*DESCRIPTION OF THE TASK*. Only the lines from the start of the data to the line containing "for (let d = 0.1;", both included, should be output, exactly and without pictures.

*DATA SECTION*.
———
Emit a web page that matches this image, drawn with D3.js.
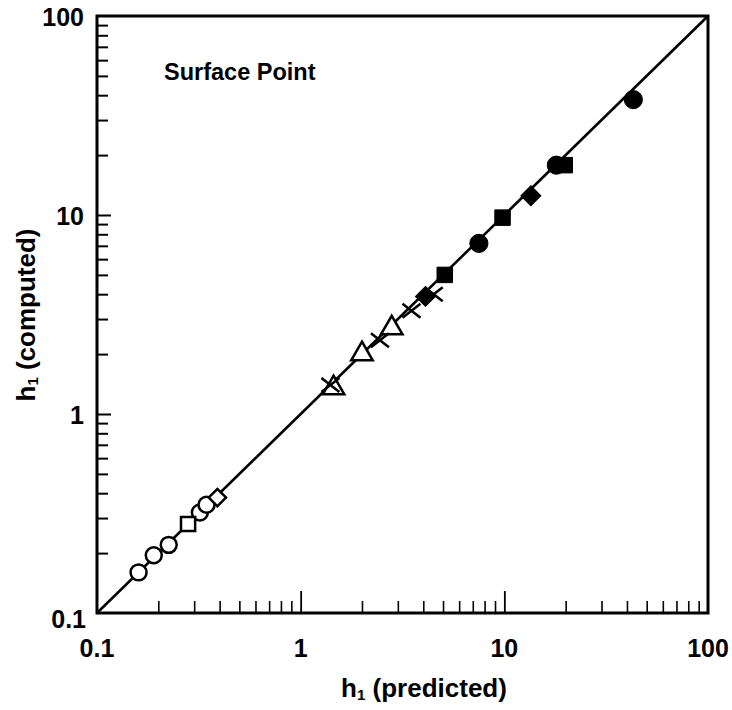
<!DOCTYPE html>
<html><head><meta charset="utf-8">
<script src="https://cdn.jsdelivr.net/npm/d3@7"></script>
<style>body{margin:0;background:#fff}svg{display:block}text{font-family:"Liberation Sans",Arial,sans-serif;font-weight:bold;fill:#000}</style>
</head><body><svg id="c" width="732" height="710"></svg>
<script>
const xTickLabels = ["0.1","1","10","100"];
const yTickLabels = ["0.1","1","10","100"];
const majorTicks = [0.1, 1, 10, 100];
const openCircleX = [0.16, 0.19, 0.225, 0.32, 0.345];
const openCircleY = [0.16, 0.195, 0.22, 0.32, 0.35];
const openSquareX = [0.28];
const openSquareY = [0.28];
const openDiamondX = [0.39];
const openDiamondY = [0.38];
const triangleX = [1.45, 2.0, 2.8];
const triangleY = [1.35, 2.0, 2.7];
const crossX = [1.4, 2.45, 3.5, 4.5];
const crossY = [1.4, 2.35, 3.3, 4.0];
const filledDiamondX = [4.1, 13.5];
const filledDiamondY = [3.9, 12.5];
const filledSquareX = [5.1, 9.8, 19.8];
const filledSquareY = [5.0, 9.7, 17.8];
const filledCircleX = [7.5, 18.0, 43];
const filledCircleY = [7.2, 17.8, 38];

const svg = d3.select("#c");
const L = 97, T = 16, R = 708, B = 613;
const x = d3.scaleLog().domain([0.1, 100]).range([L, R]);
const y = d3.scaleLog().domain([0.1, 100]).range([B, T]);

const minor = [];
for (let d = 0.1; d < 100; d *= 10) for (let k = 2; k <= 9; k++) minor.push(+(d * k).toPrecision(3));

const xb = d3.axisTop(x).tickValues(minor).tickSize(12).tickFormat("");
svg.append("g").attr("transform", `translate(0,${B})`).call(xb)
  .call(g => g.select(".domain").remove())
  .call(g => g.selectAll("line").attr("stroke", "#000").attr("stroke-width", 1.6));
const xbMaj = d3.axisTop(x).tickValues([1, 10]).tickSize(22).tickFormat("");
svg.append("g").attr("transform", `translate(0,${B})`).call(xbMaj)
  .call(g => g.select(".domain").remove())
  .call(g => g.selectAll("line").attr("stroke", "#000").attr("stroke-width", 1.8));
const yl = d3.axisRight(y).tickValues(minor).tickSize(11).tickFormat("");
svg.append("g").attr("transform", `translate(${L},0)`).call(yl)
  .call(g => g.select(".domain").remove())
  .call(g => g.selectAll("line").attr("stroke", "#000").attr("stroke-width", 2));
const ylMaj = d3.axisRight(y).tickValues([1, 10]).tickSize(14).tickFormat("");
svg.append("g").attr("transform", `translate(${L},0)`).call(ylMaj)
  .call(g => g.select(".domain").remove())
  .call(g => g.selectAll("line").attr("stroke", "#000").attr("stroke-width", 2));

svg.append("rect").attr("x", L).attr("y", T).attr("width", R - L).attr("height", B - T)
  .attr("fill", "none").attr("stroke", "#000").attr("stroke-width", 3);

svg.append("g").selectAll("text").data(majorTicks).join("text")
  .attr("x", d => x(d)).attr("y", 657).attr("text-anchor", "middle")
  .attr("font-size", 25).text((d, i) => xTickLabels[i]);
svg.append("g").selectAll("text").data(majorTicks).join("text")
  .attr("x", d => d === 0.1 ? 86 : 84).attr("y", d => y(d) + (d === 0.1 ? 15 : 10)).attr("text-anchor", "end")
  .attr("font-size", 25).text((d, i) => yTickLabels[i]);

svg.append("line").attr("x1", x(0.1)).attr("y1", y(0.1)).attr("x2", x(100)).attr("y2", y(100))
  .attr("stroke", "#000").attr("stroke-width", 2.6);

const zip = (a, b) => a.map((v, i) => [v, b[i]]);
function sym(data, type, size, filled, rot) {
  svg.append("g").selectAll("path").data(data).join("path")
    .attr("transform", d => `translate(${x(d[0])},${y(d[1])})` + (rot ? ` rotate(${rot})` : ""))
    .attr("d", d3.symbol().type(type).size(size))
    .attr("fill", filled ? "#000" : "#fff").attr("stroke", "#000").attr("stroke-width", filled ? 1 : 2.5);
}
sym(zip(openCircleX, openCircleY), d3.symbolCircle, 200, false);
sym(zip(openSquareX, openSquareY), d3.symbolSquare, 200, false);
sym(zip(openDiamondX, openDiamondY), d3.symbolSquare, 150, false, 45);
sym(zip(triangleX, triangleY), d3.symbolTriangle, 200, false);
sym(zip(filledDiamondX, filledDiamondY), d3.symbolSquare, 200, true, 45);
sym(zip(filledSquareX, filledSquareY), d3.symbolSquare, 240, true);
sym(zip(filledCircleX, filledCircleY), d3.symbolCircle, 260, true);
svg.append("g").selectAll("path").data(zip(crossX, crossY)).join("path")
  .attr("transform", d => `translate(${x(d[0])},${y(d[1])})`)
  .attr("d", "M-9,-7L9,7M-9,7L9,-7").attr("stroke", "#000").attr("stroke-width", 2.6).attr("fill", "none");

svg.append("text").attr("x", 164).attr("y", 80).attr("font-size", 23.5).text("Surface Point");

const xl = svg.append("text").attr("x", 424).attr("y", 697).attr("text-anchor", "middle").attr("font-size", 26);
xl.append("tspan").text("h");
xl.append("tspan").attr("font-size", 15).attr("dy", 3).text("1");
xl.append("tspan").attr("dy", -3).text(" (predicted)");
const ylab = svg.append("text").attr("transform", "translate(35,315) rotate(-90)").attr("text-anchor", "middle").attr("font-size", 26);
ylab.append("tspan").text("h");
ylab.append("tspan").attr("font-size", 15).attr("dy", 3).text("1");
ylab.append("tspan").attr("dy", -3).text(" (computed)");
</script></body></html>
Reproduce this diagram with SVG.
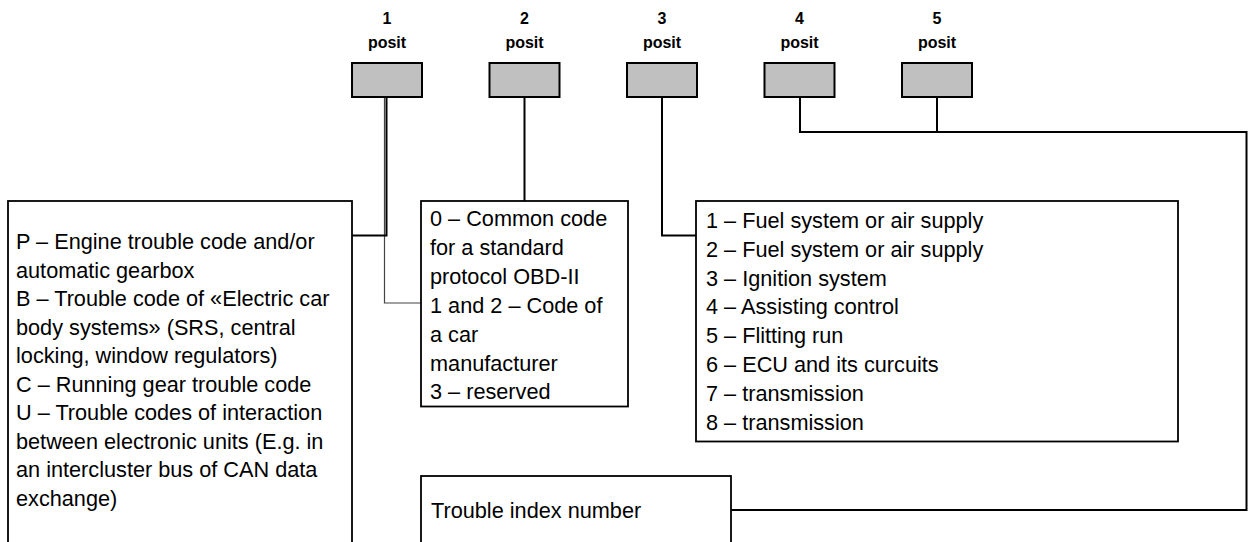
<svg xmlns="http://www.w3.org/2000/svg" width="1252" height="542" viewBox="0 0 1252 542">
<style>
.lbl{font-family:"Liberation Sans",Arial,sans-serif;font-weight:bold;font-size:16px;fill:#000;text-anchor:middle}
.pos{fill:#c0c0c0;stroke:#000;stroke-width:2}
.box{fill:#fff;stroke:#000;stroke-width:1.8}
.t{font-family:"Liberation Sans",Arial,sans-serif;font-size:21.7px;fill:#000}
.c{fill:none;stroke:#000;stroke-width:2}
.thin{fill:none;stroke:#444;stroke-width:1.2}
</style>
<rect width="1252" height="542" fill="#fff"/>
<g id="connectors">
<polyline class="thin" points="384.5,97 384.5,303 421,303"/>
<polyline class="c" points="386.5,97 386.5,235.5 352,235.5"/>
<polyline class="c" points="524.5,97 524.5,201"/>
<polyline class="c" points="662,97 662,235.5 696,235.5"/>
<polyline class="c" points="800,97 800,132 1246.5,132 1246.5,510 731,510"/>
<polyline class="c" points="937,97 937,132"/>
</g>
<g id="pos1"><text class="lbl" x="387" y="24">1</text><text class="lbl" x="387" y="48">posit</text><rect class="pos" x="352" y="63" width="70" height="34"/></g>
<g id="pos2"><text class="lbl" x="524.5" y="24">2</text><text class="lbl" x="524.5" y="48">posit</text><rect class="pos" x="489.5" y="63" width="70" height="34"/></g>
<g id="pos3"><text class="lbl" x="662" y="24">3</text><text class="lbl" x="662" y="48">posit</text><rect class="pos" x="627" y="63" width="70" height="34"/></g>
<g id="pos4"><text class="lbl" x="799.5" y="24">4</text><text class="lbl" x="799.5" y="48">posit</text><rect class="pos" x="764.5" y="63" width="70" height="34"/></g>
<g id="pos5"><text class="lbl" x="937" y="24">5</text><text class="lbl" x="937" y="48">posit</text><rect class="pos" x="902" y="63" width="70" height="34"/></g>
<g id="box-type">
<rect class="box" x="8" y="201" width="344" height="360"/>
<text class="t" x="16" y="249">P – Engine trouble code and/or</text>
<text class="t" x="16" y="277.5">automatic gearbox</text>
<text class="t" x="16" y="306">B – Trouble code of «Electric car</text>
<text class="t" x="16" y="334.5">body systems» (SRS, central</text>
<text class="t" x="16" y="363">locking, window regulators)</text>
<text class="t" x="16" y="391.5">C – Running gear trouble code</text>
<text class="t" x="16" y="420">U – Trouble codes of interaction</text>
<text class="t" x="16" y="448.5">between electronic units (E.g. in</text>
<text class="t" x="16" y="477">an intercluster bus of CAN data</text>
<text class="t" x="16" y="505.5">exchange)</text>
</g>
<g id="box-standard">
<rect class="box" x="421" y="201" width="207" height="205.5"/>
<text class="t" x="430" y="226">0 – Common code</text>
<text class="t" x="430" y="254.9">for a standard</text>
<text class="t" x="430" y="283.8">protocol OBD-II</text>
<text class="t" x="430" y="312.7">1 and 2 – Code of</text>
<text class="t" x="430" y="341.6">a car</text>
<text class="t" x="430" y="370.5">manufacturer</text>
<text class="t" x="430" y="399.4">3 – reserved</text>
</g>
<g id="box-system">
<rect class="box" x="696" y="201" width="482" height="240.5"/>
<text class="t" x="706" y="227.7">1 – Fuel system or air supply</text>
<text class="t" x="706" y="256.6">2 – Fuel system or air supply</text>
<text class="t" x="706" y="285.5">3 – Ignition system</text>
<text class="t" x="706" y="314.4">4 – Assisting control</text>
<text class="t" x="706" y="343.3">5 – Flitting run</text>
<text class="t" x="706" y="372.2">6 – ECU and its curcuits</text>
<text class="t" x="706" y="401.1">7 – transmission</text>
<text class="t" x="706" y="430">8 – transmission</text>
</g>
<g id="box-index">
<rect class="box" x="421" y="476" width="310" height="90"/>
<text class="t" x="431" y="518">Trouble index number</text>
</g>
</svg>
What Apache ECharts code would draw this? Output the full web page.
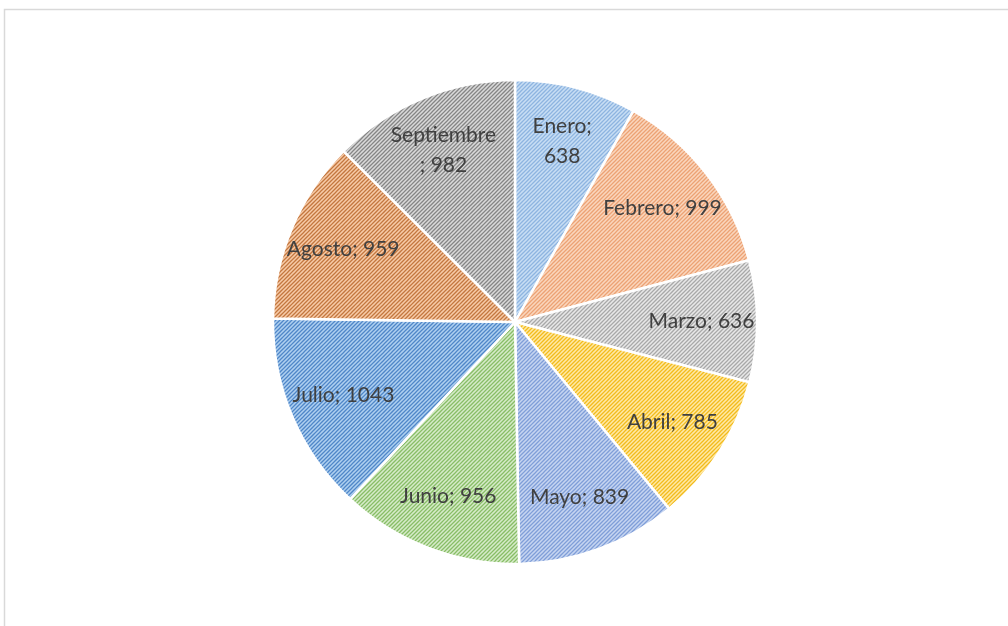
———
*EXERCISE RESPONSE*.
Emit a web page that matches this image, drawn with D3.js.
<!DOCTYPE html>
<html><head><meta charset="utf-8">
<script src="https://cdn.jsdelivr.net/npm/d3@7"></script>
<style>body{margin:0;background:#fff}svg{display:block}text{font-family:"Liberation Sans",Arial,sans-serif;font-weight:bold;fill:#000}</style>
</head><body><svg id="c" width="732" height="710"></svg>
<script>
const xTickLabels = ["0.1","1","10","100"];
const yTickLabels = ["0.1","1","10","100"];
const majorTicks = [0.1, 1, 10, 100];
const openCircleX = [0.16, 0.19, 0.225, 0.32, 0.345];
const openCircleY = [0.16, 0.195, 0.22, 0.32, 0.35];
const openSquareX = [0.28];
const openSquareY = [0.28];
const openDiamondX = [0.39];
const openDiamondY = [0.38];
const triangleX = [1.45, 2.0, 2.8];
const triangleY = [1.35, 2.0, 2.7];
const crossX = [1.4, 2.45, 3.5, 4.5];
const crossY = [1.4, 2.35, 3.3, 4.0];
const filledDiamondX = [4.1, 13.5];
const filledDiamondY = [3.9, 12.5];
const filledSquareX = [5.1, 9.8, 19.8];
const filledSquareY = [5.0, 9.7, 17.8];
const filledCircleX = [7.5, 18.0, 43];
const filledCircleY = [7.2, 17.8, 38];

const svg = d3.select("#c");
const L = 97, T = 16, R = 708, B = 613;
const x = d3.scaleLog().domain([0.1, 100]).range([L, R]);
const y = d3.scaleLog().domain([0.1, 100]).range([B, T]);

const minor = [];
for (let d = 0.1; d < 100; d *= 10) for (let k = 2; k <= 9; k++) minor.push(+(d * k).toPrecision(3));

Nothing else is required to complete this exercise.